Federal Circuit, in Apple Inc. v. Samsung Electronics Co., Ltd. et. al., Held That Apple's Analyzer Server Patent Not Infringed by Samsung, And Apple's Slide-to-Unlock And Autocorrect Patents are Invalid for Obviousness
Apple Inc. sued Samsung Electronics Co., Ltd. for infringement of five U.S. patents, including U.S. Patent Nos. 5,946,647 (the Analyzer Server patent), 8,046,721 (the Slide-to-Unlock patent), and 8,074,172 (the Autocorrect patent). The district court entered a judgment of $119.6 million for Apple for infringement of these three patents by Samsung. The district court denied Samsung’s motion for judgment as a matter of law (JMOL). In a decision on February 26, 2016, the Federal Circuit reversed, holding that Samsung did not infringe the Analyzer Server patent and that the Slide-to-Unlock and Autocorrect patents are invalid for obviousness.
The Analyzer Server patent is directed to software to detect structures such as phone numbers in text, turning those into links, which allows a user to click on the structure to take an action, such as making a phone call. The independent claim requires “an analyzer server for detecting structures in the data, and for linking actions to the detected structures.” The district court adopted the Federal Circuit’s previous construction of the term “analyzer server” to require that the analyzer server is separate from a client that receives data (Apple Inc. v. Motorola, Inc., 757 F.3d 1286, 1304 (Fed. Cir. 2014). Apple argued that the software code stored in shared program libraries in Samsung’s Browser and Messenger applications were the “analyzer server.” Experts for both parties, however, testified that the shared library code is “used” by the Messenger and Browser applications, and not run separately. As such, the Federal Circuit held that no reasonable jury could have concluded that the accused device met the “analyzer server” requirement, and reversed the district court’s denial of Samsung’s motion for JMOL on non-infringement.

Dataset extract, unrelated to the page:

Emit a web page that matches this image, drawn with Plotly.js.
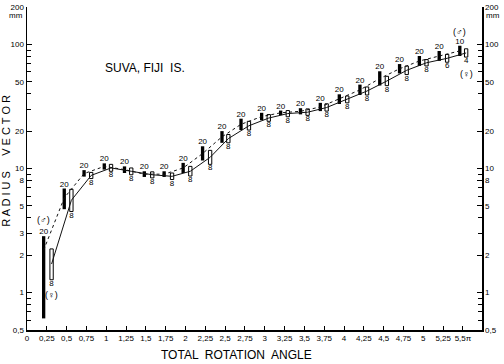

The Slide-to-Unlock patent is directed to the iPhone’s “slide to unlock” feature, where a user can slide a moving image across the screen of the phone with his finger to unlock the phone. The parties do not dispute that two references, Plaisant in view of Neonode, disclose all of the claimed features of the Slide-to-Unlock patent. Unpersuaded by Apple’s arguments, the Federal Circuit held that Plaisant and Neonode are analogous art, and that the strong prima facie case of obviousness was not negated by Apple’s weak secondary consideration evidence. The Federal Circuit also rejected Apple’s argument that Plaisant taught away from the claimed invention because the claimed feature disclosed in Plaisant is not preferred (“the ‘mere disclosure of more than one alternative’ does not amount to teaching away from one of the alternatives where the reference does not ‘criticize, discredit, or otherwise discourage the’ solution presented by the disclosure.”) The Federal Circuit held the Slide-to-Unlock patent obvious in view of Plaisant and Neonode.
The Autocorrect patent covers “autocorrect” software on the phone that automatically corrects typing errors. The Federal Circuit noted that autocorrection features were known in the prior art, and that the combination of two prior art references, Robinson and Xrgomics, results in Apple’s Autocorrect invention. The Federal Circuit stated that the specification defines the field broadly as the general field of text input on portable electronic devices, and that Robinson and Xrgomics are within this general field. The Federal Court similarly found Apple’s secondary consideration arguments “very weak,” and not sufficient to overcome the strong prima facie case of obviousness. The Federal Circuit held the Autocorrect patent obvious in view of Robinson and Xrgomics.